A: Yeah, it’s a real combination. What helps me when I’m on stage – and I think what a good recommendation to our viewers – is that when you’re on stage and you’re trying to get through a piece of your music, it’s very very important to stay in the moment. Because, if let’s say you memorize something, you’re singing and playing it but all the sudden you start to worry about what’s hack gonna happen eight bars ahead – that’s gonna mess you up. That’s when you’re making mistake, when you’re starting to think about “do I know what’s coming up in eight bars or in sixteen bars so I have to worry about it”… as exactly when it happens. You know, I’ve played with enough musicians and we all finally realized that’s what it is. (laughing) So what I do to avoid that is I’ll almost like stay with the moment by singing to myself, by either literally humming, if – who can hear me in a rock show – I’ll just be right there, just right on that, right where I am, and that way I avoid thinking about the other stuff or going back or… that’s a very dangerous stuff. But of course, we‘re human beings and all of our minds wander and things happen. The other thing that works but doesn’t mess you up necessarily is if your mind is wandering freely – that can sometimes work, too. The problem is when you‘re worried about what you’re doing. So, if you’re nervous. A lot of times the performer will think about what he’s doing and go forward and backwards – that’s bad. If you’re just playing and you’re thinking about the beach somewhere or about a lovely day you had on a drive, it’s no problem because then the music just flows, music is very drenching, it's just something that just seems to the pass through our minds from wherever – and if we’re open to it like that can work! It’s fine.
Q: You are a kind and calm person, you have friendly atmosphere around you. What makes you angry?
A: It’s hard to get me angry. Really is. And even if I’m angry, I’m not a… it’s hard to… I don’t know. People who know me know that I never get angry. Of course, with those kind of people it’s more internal and maybe just a feeling – it doesn’t get expressed in the same way that somebody could view and say 'he’s an angry guy'.
Q: Is there a spiritual background behind it that helps you to be who you are?
A: Well a little bit, yeah. I mean not, not in a religious sense, but in more of a kind of like metaphysical sense. Things like what I was saying before, connecting things like thai-chi or yoga or music – it’s a big part of it (laughing).
Q: Any musical style you dislike?
A: Well, I like all music.
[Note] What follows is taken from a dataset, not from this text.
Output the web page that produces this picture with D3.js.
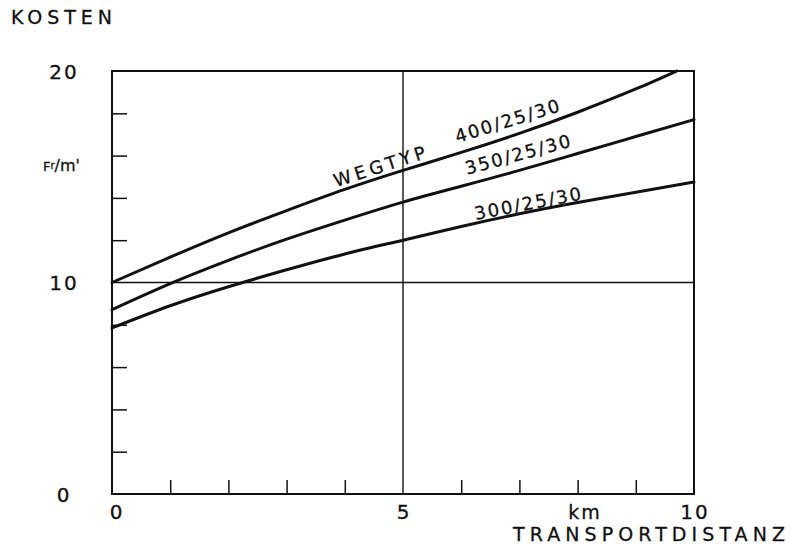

I get bothered a little bit by like… certain kinds of jazz music that… when they’re so focused on the notes that they’re not thinking about the sound they’re making, a lot of times and… I wouldn't say anything bad about any style. But a lot of times in certain music, not even jazz, other types, whenever people are thinking of just about the notes they’re playing, and not listening to the sound they’re making – then I have a problem with it, then it bothers me. So I’m very very sensitive to sound, and I can’t avoid it, so I don’t care about so much like what note. You know, you’re in a C scale and all the sudden you’re playing a passing tone – and then, who cares?! It’s what, what’s the sound, you know – for me.
Q: Do you listen to a lot of music or you prefer the silence?
A: I like both. I listen to a lot of different kinds of music. Actually some of my favorite music these days is some of the electronic music that people are doing. Some of the things like coming from the Apex Twin, Autechre, Boards Of Canada, where they’re taking sound and really sculpting it very carefully, and the sonic experience is really well thought out, and you can tell that every single sound you heard is just very refined artwork. I like that a lot.
Q: Finally, do you have a message to the Hungarian audience?
A: To the Hungarian audience? My message is: It’s great to be back here! It’s really fun! Fun to be able to come back and to be able to play and share the music. Yeah.